In 2008 the total number of full-time equivalent jobs was 142. The number of jobs in the primary sector was 44, of which 36 were in agriculture and 8 were in forestry or lumber production. The number of jobs in the secondary sector was 76, of which 63 or (82.9%) were in manufacturing and 13 (17.1%) were in construction. The number of jobs in the tertiary sector was 22. In the tertiary sector; 1 or 4.5% were in wholesale or retail sales or the repair of motor vehicles, 3 or 13.6% were in a hotel or restaurant, 2 or 9.1% were in the information industry, 3 or 13.6% were technical professionals or scientists, 5 or 22.7% were in education.

In 2000, there were 89 workers who commuted into the municipality and 243 workers who commuted away. The municipality is a net exporter of workers, with about 2.7 workers leaving the municipality for every one entering. About 7.9% of the workforce coming into Bennwil are coming from outside Switzerland.
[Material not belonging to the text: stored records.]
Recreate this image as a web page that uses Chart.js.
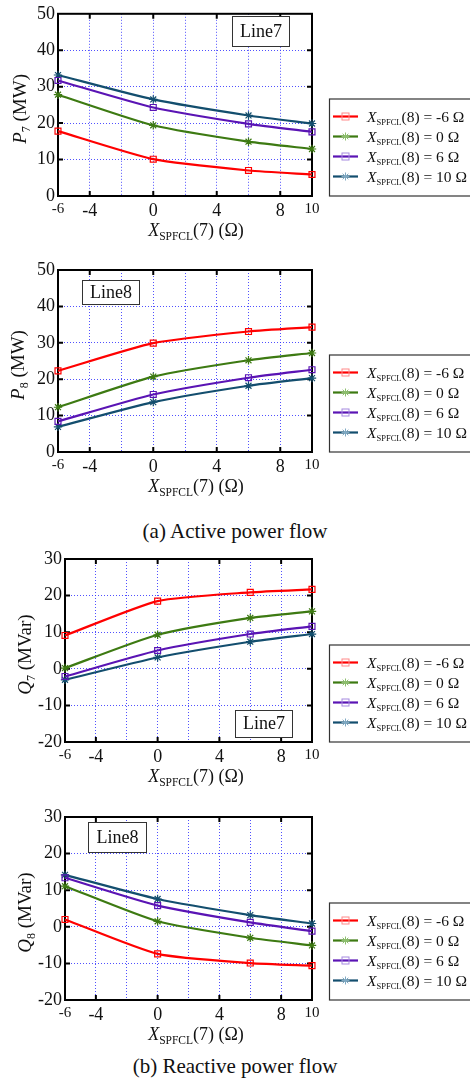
<!DOCTYPE html>
<html>
<head>
<meta charset="utf-8">
<script src="https://cdn.jsdelivr.net/npm/chart.js@4.4.1/dist/chart.umd.min.js"></script>
<style>
  html, body { margin: 0; padding: 0; background: #fff; }
  body { width: 470px; height: 1084px; position: relative; overflow: hidden; }
  .cv { position: absolute; left: 0; }
  .cap { position: absolute; left: 0; width: 470px; text-align: center; font-family: 'Liberation Serif', serif; font-size: 21px; color: #111; }
</style>
</head>
<body>
<div class="cv" style="top:0px;width:470px;height:250px"><canvas id="c1"></canvas></div>
<div class="cv" style="top:250px;width:470px;height:260px"><canvas id="c2"></canvas></div>
<div class="cap" style="top:519px">(a) Active power flow</div>
<div class="cv" style="top:540px;width:470px;height:260px"><canvas id="c3"></canvas></div>
<div class="cv" style="top:800px;width:470px;height:250px"><canvas id="c4"></canvas></div>
<div class="cap" style="top:1054px">(b) Reactive power flow</div>
<script>
// ---------- data ----------
const xValues = [-6, 0, 6, 10];                       // X_SPFCL(7) in ohm
const seriesNames = ['-6', '0', '6', '10'];            // X_SPFCL(8) in ohm
const xTickValues = [-6, -4, -2, 0, 2, 4, 6, 8, 10];
const xTickLabels = ['-6', '-4', '', '0', '', '4', '', '8', '10'];
const pTickValues = [0, 10, 20, 30, 40, 50];
const qTickValues = [-20, -10, 0, 10, 20, 30];

const p7_m6 = [17.8, 10.1, 7.0, 5.9];
const p7_0  = [27.8, 19.4, 14.9, 12.9];
const p7_6  = [31.7, 24.3, 19.8, 17.6];
const p7_10 = [33.2, 26.5, 22.1, 19.9];

const p8_m6 = [22.3, 29.9, 33.1, 34.3];
const p8_0  = [12.3, 20.7, 25.2, 27.2];
const p8_6  = [8.4, 15.8, 20.4, 22.6];
const p8_10 = [6.9, 13.7, 18.2, 20.3];

const q7_m6 = [9.1, 18.5, 20.9, 21.7];
const q7_0  = [0.2, 9.3, 13.9, 15.7];
const q7_6  = [-2.1, 5.0, 9.5, 11.6];
const q7_10 = [-3.0, 3.1, 7.4, 9.5];

const q8_m6 = [2.0, -7.4, -9.9, -10.6];
const q8_0  = [11.1, 1.5, -3.0, -5.1];
const q8_6  = [13.4, 5.8, 1.2, -1.2];
const q8_10 = [14.2, 7.6, 3.2, 0.9];

// ---------- styles ----------
const FONT = "'Liberation Serif', 'Times New Roman', serif";
const lineColors = ['#ff0000', '#3d7a12', '#5a14b4', '#134e6e'];
const legendMarkColors = ['#ff8a8a', '#8cbf6c', '#a58ae0', '#7ea8c2'];
const pointStyles = ['rect', 'star', 'rect', 'star'];
const GRID = 'rgba(50,50,255,0.85)';

function richParts(ctx, parts, x, y, align) {
  let w = 0;
  for (const p of parts) {
    ctx.font = (p.italic ? 'italic ' : '') + p.size + 'px ' + FONT;
    p._w = ctx.measureText(p.t).width;
    w += p._w;
  }
  let cx = align === 'center' ? x - w / 2 : x;
  ctx.textBaseline = 'alphabetic';
  ctx.textAlign = 'left';
  for (const p of parts) {
    ctx.font = (p.italic ? 'italic ' : '') + p.size + 'px ' + FONT;
    ctx.fillText(p.t, cx, y + (p.dy || 0));
    cx += p._w;
  }
}

function makeChart(id, cfg) {
  const datasets = cfg.series.map((vals, i) => ({
    label: seriesNames[i],
    data: xValues.map((x, k) => ({ x: x, y: vals[k] })),
    borderColor: lineColors[i],
    backgroundColor: 'rgba(0,0,0,0)',
    borderWidth: 2.2,
    pointStyle: pointStyles[i],
    pointRadius: 4.2,
    pointBorderWidth: 1.2,
    pointBorderColor: lineColors[i],
    pointBackgroundColor: 'rgba(0,0,0,0)',
    tension: 0.2,
    clip: false
  }));

  const framePlugin = {
    id: 'frame',
    beforeDatasetsDraw(chart) {
      const { ctx, chartArea: a, scales } = chart;
      ctx.save();
      ctx.strokeStyle = '#000';
      ctx.lineWidth = 2;
      ctx.strokeRect(a.left, a.top, a.right - a.left, a.bottom - a.top);
      const tl = 5;
      [-4, 0, 4, 8].forEach(v => {
        const px = scales.x.getPixelForValue(v);
        ctx.beginPath();
        ctx.moveTo(px, a.bottom); ctx.lineTo(px, a.bottom - tl);
        ctx.moveTo(px, a.top); ctx.lineTo(px, a.top + tl);
        ctx.stroke();
      });
      cfg.yTicks.slice(1, -1).forEach(v => {
        const py = scales.y.getPixelForValue(v);
        ctx.beginPath();
        ctx.moveTo(a.left, py); ctx.lineTo(a.left + tl, py);
        ctx.moveTo(a.right, py); ctx.lineTo(a.right - tl, py);
        ctx.stroke();
      });
      ctx.restore();
    },
    afterDraw(chart) {
      const { ctx, chartArea: a } = chart;
      ctx.save();
      ctx.fillStyle = '#111';
      // x axis title
      richParts(ctx, [
        { t: 'X', size: 18, italic: true },
        { t: 'SPFCL', size: 11.5, dy: 4 },
        { t: '(7) (\u03A9)', size: 18 }
      ], 196, a.bottom + 40, 'center');
      // y axis title (rotated)
      ctx.save();
      ctx.translate(cfg.yTitleX, (a.top + a.bottom) / 2 + 4);
      ctx.rotate(-Math.PI / 2);
      richParts(ctx, [
        { t: cfg.yVar, size: 19, italic: true },
        { t: cfg.ySub, size: 12, dy: 4 },
        { t: ' ' + cfg.yUnit, size: 19 }
      ], 0, 6, 'center');
      ctx.restore();
      // Line label box
      const b = cfg.box;
      ctx.fillStyle = '#fff';
      ctx.fillRect(b.x, b.y, b.w, b.h);
      ctx.strokeStyle = '#333';
      ctx.lineWidth = 1;
      ctx.strokeRect(b.x + 0.5, b.y + 0.5, b.w, b.h);
      ctx.fillStyle = '#111';
      ctx.font = '18px ' + FONT;
      ctx.textAlign = 'center';
      ctx.textBaseline = 'middle';
      ctx.fillText(cfg.boxText, b.x + b.w / 2 + 0.5, b.y + b.h / 2 + 1);
      // legend
      const lb = a.bottom;
      const lt = lb - 97;
      ctx.strokeStyle = '#333';
      ctx.lineWidth = 1.2;
      ctx.strokeRect(329.5, lt, 160, lb - lt);
      seriesNames.forEach((name, i) => {
        const y = lb - 79.5 + i * 20;
        ctx.strokeStyle = lineColors[i];
        ctx.lineWidth = 2.2;
        ctx.beginPath();
        ctx.moveTo(333, y); ctx.lineTo(358, y);
        ctx.stroke();
        ctx.strokeStyle = legendMarkColors[i];
        ctx.lineWidth = 1;
        if (pointStyles[i] === 'rect') {
          ctx.strokeRect(342, y - 3.5, 7, 7);
        } else {
          ctx.beginPath();
          const r = 4;
          ctx.moveTo(345.5 - r, y); ctx.lineTo(345.5 + r, y);
          ctx.moveTo(345.5, y - r); ctx.lineTo(345.5, y + r);
          const d = r * 0.707;
          ctx.moveTo(345.5 - d, y - d); ctx.lineTo(345.5 + d, y + d);
          ctx.moveTo(345.5 - d, y + d); ctx.lineTo(345.5 + d, y - d);
          ctx.stroke();
        }
        ctx.fillStyle = '#111';
        richParts(ctx, [
          { t: 'X', size: 15.5, italic: true },
          { t: 'SPFCL', size: 8.5, dy: 3 },
          { t: '(8) = ' + name + ' \u03A9', size: 15.5 }
        ], 367, y + 5, 'left');
      });
      ctx.restore();
    }
  };

  return new Chart(document.getElementById(id), {
    type: 'line',
    data: { datasets },
    options: {
      responsive: true,
      maintainAspectRatio: false,
      animation: false,
      devicePixelRatio: 1,
      layout: { padding: { left: 0, right: 158, top: cfg.padTop, bottom: cfg.padBottom } },
      plugins: { legend: { display: false }, tooltip: { enabled: false } },
      scales: {
        x: {
          type: 'linear', min: -6, max: 10,
          afterBuildTicks: (s) => { s.ticks = xTickValues.map(v => ({ value: v })); },
          afterFit: (s) => { s.height = 26; },
          ticks: {
            autoSkip: false, maxRotation: 0, padding: 4, color: '#111',
            font: (c) => ({ family: FONT, size: (c.tick && (c.tick.value === -6 || c.tick.value === 10)) ? 15 : 18 }),
            callback: (v) => xTickLabels[xTickValues.indexOf(v)]
          },
          grid: {
            drawTicks: false,
            color: (c) => (c.tick && (c.tick.value === -6 || c.tick.value === 10)) ? 'rgba(0,0,0,0)' : GRID,
            lineWidth: 1
          },
          border: { display: false, dash: [1, 2] }
        },
        y: {
          type: 'linear', min: cfg.yTicks[0], max: cfg.yTicks[cfg.yTicks.length - 1],
          afterBuildTicks: (s) => { s.ticks = cfg.yTicks.map(v => ({ value: v })); },
          afterFit: (s) => { s.width = cfg.leftW; },
          ticks: { padding: 3, color: '#111', font: { family: FONT, size: 18 }, callback: (v) => String(v) },
          grid: {
            drawTicks: false,
            color: (c) => (c.index === 0 || c.index === cfg.yTicks.length - 1) ? 'rgba(0,0,0,0)' : GRID,
            lineWidth: 1
          },
          border: { display: false, dash: [1, 2] }
        }
      }
    },
    plugins: [framePlugin]
  });
}

makeChart('c1', {
  series: [p7_m6, p7_0, p7_6, p7_10], yTicks: pTickValues,
  padTop: 13, padBottom: 28, leftW: 58, yTitleX: 20,
  yVar: 'P', ySub: '7', yUnit: '(MW)',
  box: { x: 232, y: 16, w: 57, h: 30 }, boxText: 'Line7'
});
makeChart('c2', {
  series: [p8_m6, p8_0, p8_6, p8_10], yTicks: pTickValues,
  padTop: 20, padBottom: 32, leftW: 58, yTitleX: 18,
  yVar: 'P', ySub: '8', yUnit: '(MW)',
  box: { x: 82, y: 30, w: 57, h: 24 }, boxText: 'Line8'
});
makeChart('c3', {
  series: [q7_m6, q7_0, q7_6, q7_10], yTicks: qTickValues,
  padTop: 19, padBottom: 32, leftW: 65, yTitleX: 25,
  yVar: 'Q', ySub: '7', yUnit: '(MVar)',
  box: { x: 235, y: 170, w: 57, h: 27 }, boxText: 'Line7'
});
makeChart('c4', {
  series: [q8_m6, q8_0, q8_6, q8_10], yTicks: qTickValues,
  padTop: 17, padBottom: 24, leftW: 65, yTitleX: 25,
  yVar: 'Q', ySub: '8', yUnit: '(MVar)',
  box: { x: 88, y: 22, w: 58, h: 30 }, boxText: 'Line8'
});
</script>
</body>
</html>
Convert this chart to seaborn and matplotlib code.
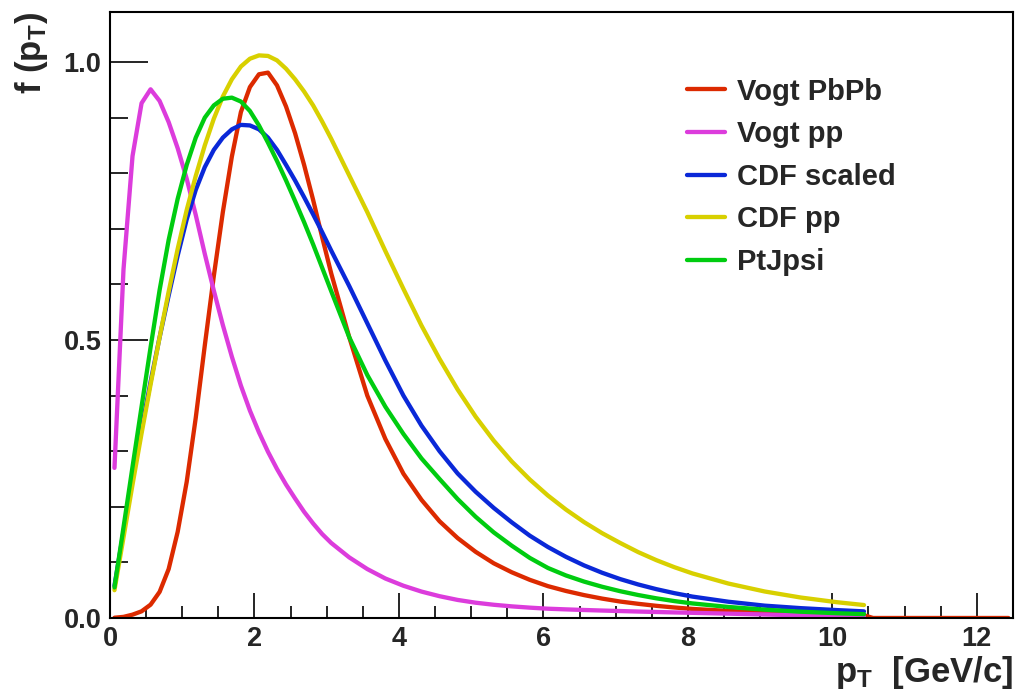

Of the working population, 13.6% used public transportation to get to work, and 62.2% used a private car.

==Religion==
From the 2000 census, 69 or 11.4% were Roman Catholic, while 441 or 73.1% belonged to the Swiss Reformed Church. Of the rest of the population, there were 9 members of an Orthodox church (or about 1.49% of the population), there were 2 individuals (or about 0.33% of the population) who belonged to the Christian Catholic Church, and there were 16 individuals (or about 2.65% of the population) who belonged to another Christian church. 52 (or about 8.62% of the population) belonged to no church, are agnostic or atheist, and 14 individuals (or about 2.32% of the population) did not answer the question.

==Education==
In Bennwil about 236 or (39.1%) of the population have completed non-mandatory upper secondary education, and 77 or (12.8%) have completed additional higher education (either university or a Fachhochschule). Of the 77 who completed tertiary schooling, 64.9% were Swiss men, 26.0% were Swiss women.

As of 2000, there were 60 students from Bennwil who attended schools outside the municipality.